The LaCrosse Tribune reports on more news from the shady world of payphone scammers, perhaps better known as “fools and their money.”
Last month we reported that Nicolaos Kantartzis would be using a payphone for the next few months. A PRISON payphone. Kantartzis went way for 3 months after programming his payphones to robodial toll-free numbers of government agencies and private companies, racking up a whopping $4,000,000 in ill-gotten dial-around profits.
For each toll-free call made from a payphone the owner of the phone gets about 50¢ in FCC-mandated dial-around compensation. Some shady payphone owners exploited this income opportunity by programming their phones to dial dial dial every toll-free number that still allowed calls from payphones (most toll-free numbers block calls from payphones).
After a while those robocalls add up and the payphone owners get rich, real rich, until they get sent away.
Now it’s time for Colin Nordstrom and Jeff Frost, of Coon Valley, Wisconsin, to answer to their scam. As the LaCrossTribune reports:
“A Coon Valley man accused of helping steal $1.2 million in a payphone scam pleaded guilty Monday in federal court to lying to the grand jury investigating the scheme.

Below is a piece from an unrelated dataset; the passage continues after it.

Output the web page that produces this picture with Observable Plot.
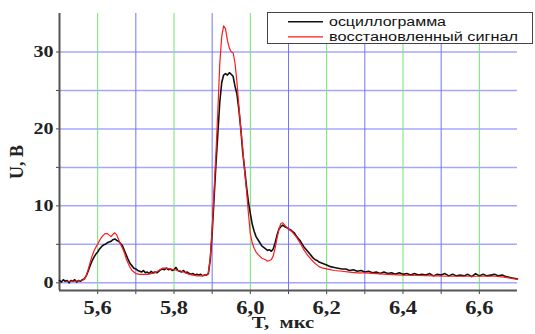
<!DOCTYPE html>
<html><head><meta charset="utf-8">
<script src="https://cdn.jsdelivr.net/npm/d3@7"></script>
<script src="https://cdn.jsdelivr.net/npm/@observablehq/plot@0.6"></script>
<style>
body{margin:0;background:#fff}
#chart{width:535px;height:334px}
g[aria-label="x-axis tick label"] text{font:bold 18px "Liberation Serif",serif}
g[aria-label="y-axis tick label"] text{font:bold 16px "Liberation Serif",serif}
</style>
</head><body><div id="chart"></div>
<script>
// --- data ---
const tOsc = [5.500,5.505,5.510,5.515,5.520,5.525,5.530,5.535,5.540,5.545,5.550,5.555,5.560,5.565,5.570,5.575,5.580,5.585,5.590,5.595,
5.600,5.605,5.610,5.615,5.620,5.625,5.630,5.635,5.640,5.645,5.650,5.655,5.660,5.665,5.670,5.675,5.680,5.685,5.690,5.695,
5.700,5.705,5.710,5.715,5.720,5.725,5.730,5.735,5.740,5.745,5.750,5.755,5.760,5.765,5.770,5.775,5.780,5.785,5.790,5.795,
5.800,5.805,5.810,5.815,5.820,5.825,5.830,5.835,5.840,5.845,5.850,5.855,5.860,5.865,5.870,5.875,5.880,5.885,5.890,5.895,
5.900,5.905,5.910,5.915,5.920,5.925,5.930,5.935,5.940,5.945,5.950,5.955,5.960,5.965,5.970,5.975,5.980,5.985,5.990,5.995,
6.000,6.005,6.010,6.015,6.020,6.025,6.030,6.035,6.040,6.045,6.050,6.055,6.060,6.065,6.070,6.075,6.080,6.085,6.090,6.095,
6.100,6.105,6.110,6.115,6.120,6.125,6.130,6.135,6.140,6.145,6.150,6.155,6.160,6.165,6.170,6.175,6.180,6.185,6.190,6.195,
6.200,6.21,6.22,6.23,6.24,6.25,6.26,6.27,6.28,6.29,6.30,6.31,6.32,6.33,6.34,6.35,6.36,6.37,6.38,6.39,
6.40,6.41,6.42,6.43,6.44,6.45,6.46,6.47,6.48,6.49,6.50,6.51,6.52,6.53,6.54,6.55,6.56,6.57,6.58,6.59,
6.60,6.61,6.62,6.63,6.64,6.65,6.66,6.67,6.68,6.69,6.70];
const uOsc = [0.3,0.1,0.4,0.2,0.3,0.0,0.3,0.2,0.4,0.1,0.3,0.2,0.4,0.5,0.9,1.5,2.2,2.8,3.3,3.7,
4.0,4.4,4.7,4.9,5.0,5.2,5.3,5.4,5.6,5.7,5.5,5.4,5.1,4.8,4.2,3.6,3.0,2.5,2.2,1.9,
1.8,1.6,1.5,1.4,1.6,1.3,1.4,1.2,1.5,1.3,1.4,1.3,1.5,1.7,1.8,1.7,1.9,1.7,1.8,1.6,
1.7,2.0,1.6,1.5,1.4,1.6,1.3,1.4,1.2,1.1,1.2,1.0,1.1,1.0,1.1,0.9,1.0,1.0,1.2,3.0,
6.5,11.0,15.5,19.5,23.5,26.0,27.0,27.2,27.0,27.3,27.1,26.8,25.5,24.5,22.5,20.0,17.0,14.8,12.5,10.5,
9.0,7.6,6.7,6.0,5.6,5.2,4.8,4.6,4.4,4.2,4.3,4.1,4.4,5.2,6.2,7.0,7.3,7.5,7.3,7.2,
7.0,6.9,6.7,6.5,6.1,5.8,5.5,5.1,4.7,4.4,4.1,3.8,3.5,3.2,3.0,2.9,2.7,2.6,2.5,2.4,
2.3,2.1,2.0,1.9,1.8,1.8,1.6,1.7,1.5,1.6,1.4,1.5,1.3,1.4,1.2,1.4,1.2,1.3,1.1,1.3,
1.1,1.2,1.0,1.2,1.0,1.1,1.0,1.2,0.9,1.1,1.0,1.2,0.9,1.1,0.9,1.0,0.9,1.1,0.8,1.2,
0.9,1.1,0.9,1.0,1.1,0.9,1.0,0.8,0.7,0.6,0.5];

const tRec = [5.52,5.54,5.56,5.565,5.57,5.575,5.58,5.585,5.59,5.595,5.60,5.605,5.61,5.615,5.62,5.625,5.63,5.635,5.64,5.645,
5.65,5.655,5.66,5.665,5.67,5.675,5.68,5.685,5.69,5.695,5.70,5.71,5.72,5.73,5.74,5.75,5.76,5.77,5.78,5.79,
5.80,5.81,5.82,5.83,5.84,5.85,5.86,5.87,5.88,5.885,5.89,5.895,5.90,5.905,5.91,5.915,5.92,5.925,5.93,5.935,
5.94,5.945,5.95,5.955,5.96,5.965,5.97,5.975,5.98,5.985,5.99,5.995,6.00,6.005,6.01,6.015,6.02,6.03,6.04,6.045,
6.05,6.055,6.06,6.065,6.07,6.075,6.08,6.085,6.09,6.095,6.10,6.11,6.12,6.13,6.14,6.15,6.16,6.17,6.18,6.19,
6.20,6.22,6.24,6.26,6.28,6.30,6.33,6.36,6.40,6.44,6.48,6.52,6.56,6.60,6.64,6.67,6.70];
const uRec = [0.2,0.2,0.3,0.5,0.9,1.7,2.6,3.4,4.1,4.6,5.0,5.5,5.9,6.2,6.4,6.4,6.2,6.0,6.3,6.5,
6.2,5.6,5.0,4.5,3.9,3.1,2.5,2.0,1.6,1.4,1.2,1.1,1.1,1.1,1.2,1.3,1.6,1.9,1.9,1.8,
1.7,1.6,1.5,1.3,1.1,1.0,0.9,0.9,1.0,1.0,1.3,3.2,7.0,12.0,17.0,22.5,28.5,32.0,33.4,33.0,
31.5,30.5,30.0,29.9,28.5,26.0,23.0,20.0,17.5,14.5,12.0,9.0,6.4,5.2,4.5,4.0,3.7,3.2,3.0,2.8,
2.9,3.0,3.5,4.5,5.8,7.0,7.7,7.8,7.5,7.2,7.0,6.6,6.0,5.2,4.3,3.6,3.0,2.5,2.1,1.9,
1.8,1.6,1.5,1.4,1.3,1.3,1.2,1.1,1.0,0.95,0.9,0.85,0.85,0.85,0.85,0.7,0.45];

const seriesNames = ["осциллограмма", "восстановленный сигнал"];
const seriesColors = ["#111111", "#ff1a1a"];
const xTicksMajor = [5.6, 5.8, 6.0, 6.2, 6.4, 6.6];
const xTickLabels = ["5,6", "5,8", "6,0", "6,2", "6,4", "6,6"];
const xTicksMinor = [5.7, 5.9, 6.1, 6.3, 6.5];
const yTicksMajor = [0, 10, 20, 30];
const yTickLabels = ["0", "10", "20", "30"];
const yTicksMinor = [5, 15, 25];
const xTitle = "T,  мкс";
const yTitle = "U, B";

const osc = tOsc.map((t, i) => ({t, u: uOsc[i]}));
const rec = tRec.map((t, i) => ({t, u: uRec[i]}));

const plot = Plot.plot({
  width: 535, height: 334,
  marginLeft: 59, marginRight: 18, marginTop: 13, marginBottom: 44,
  x: {domain: [5.5, 6.7]},
  y: {domain: [-1, 35]},
  style: {background: "#fff"},
  marks: [
    Plot.ruleY(yTicksMajor.concat(yTicksMinor), {stroke: "#a6a6ff", strokeWidth: 1.5}),
    Plot.ruleX(xTicksMinor, {stroke: "#7474f2", strokeWidth: 1}),
    Plot.ruleX(xTicksMajor, {stroke: "#72e272", strokeWidth: 1}),
    Plot.axisX(xTicksMajor.concat(xTicksMinor), {
      tickSize: 4, tickPadding: 7, stroke: "#444", fill: "#222", label: null,
      tickFormat: d => { const i = xTicksMajor.indexOf(d); return i >= 0 ? xTickLabels[i] : ""; }
    }),
    Plot.axisY(yTicksMajor.concat(yTicksMinor), {
      tickSize: 3, tickPadding: 3, stroke: "#444", fill: "#222", label: null,
      tickFormat: d => { const i = yTicksMajor.indexOf(d); return i >= 0 ? yTickLabels[i] : ""; }
    }),
    Plot.ruleY([-1], {stroke: "#555", strokeWidth: 2}),
    Plot.ruleX([5.5], {stroke: "#555", strokeWidth: 2}),
    Plot.line(osc, {x: "t", y: "u", stroke: seriesColors[0], strokeWidth: 1.6}),
    Plot.line(rec, {x: "t", y: "u", stroke: seriesColors[1], strokeWidth: 1.2})
  ]
});
document.getElementById("chart").appendChild(plot);

const svg = d3.select(plot);
svg.selectAll('g[aria-label="x-axis tick label"] text, g[aria-label="y-axis tick label"] text')
  .attr("transform", function() { return (this.getAttribute("transform") || "") + " scale(1.25,1)"; });

// axis titles
svg.append("text").text(yTitle)
  .attr("transform", "translate(17,162) rotate(-90)")
  .attr("text-anchor", "middle").attr("dy", "0.35em")
  .style("font", 'bold 18px "Liberation Serif", serif').attr("fill", "#222");
svg.append("text").text(xTitle)
  .attr("transform", "translate(283,327.5) scale(1.22,1)")
  .attr("text-anchor", "middle")
  .style("font", 'bold 17px "Liberation Serif", serif').attr("fill", "#222");

// legend
const lg = svg.append("g");
lg.append("rect").attr("x", 267.5).attr("y", 12.5).attr("width", 265).attr("height", 31)
  .attr("fill", "#fff").attr("stroke", "#444").attr("stroke-width", 1);
const rowsY = [21.7, 36.8];
seriesNames.forEach((name, i) => {
  lg.append("line").attr("x1", 288).attr("x2", 323).attr("y1", rowsY[i]).attr("y2", rowsY[i])
    .attr("stroke", seriesColors[i]).attr("stroke-width", i ? 1.2 : 1.5);
  lg.append("text").text(name).attr("x", 329).attr("y", rowsY[i] + 4.3)
    .attr("text-anchor", "start")
    .attr("textLength", i ? 189 : 117).attr("lengthAdjust", "spacingAndGlyphs")
    .style("font", '12px "Liberation Sans", Arial, sans-serif').attr("fill", "#111");
});
</script>
</body></html>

Colin Nordstrom, 49, and Jeff Frost, 53, of Brookfield, both employees of Mid-America Payphones, were indicted for wire fraud last year.
Federal prosecutors say they operated what’s called a ‘dial-around’ scam.”
These two men pulled a similar heist as Nicolaos Kantartzis, robbing government agencies and private companies like Delta Airlines of 50¢ for every 1-second call to their toll-free numbers. Thousands upon thousands of these robo calls added up, it seemed. These Wisconsin men found their million dollar payphone at a Theater Road address in Sparta, Wisconsin, a particular phone from which their robots made a significant number of calls.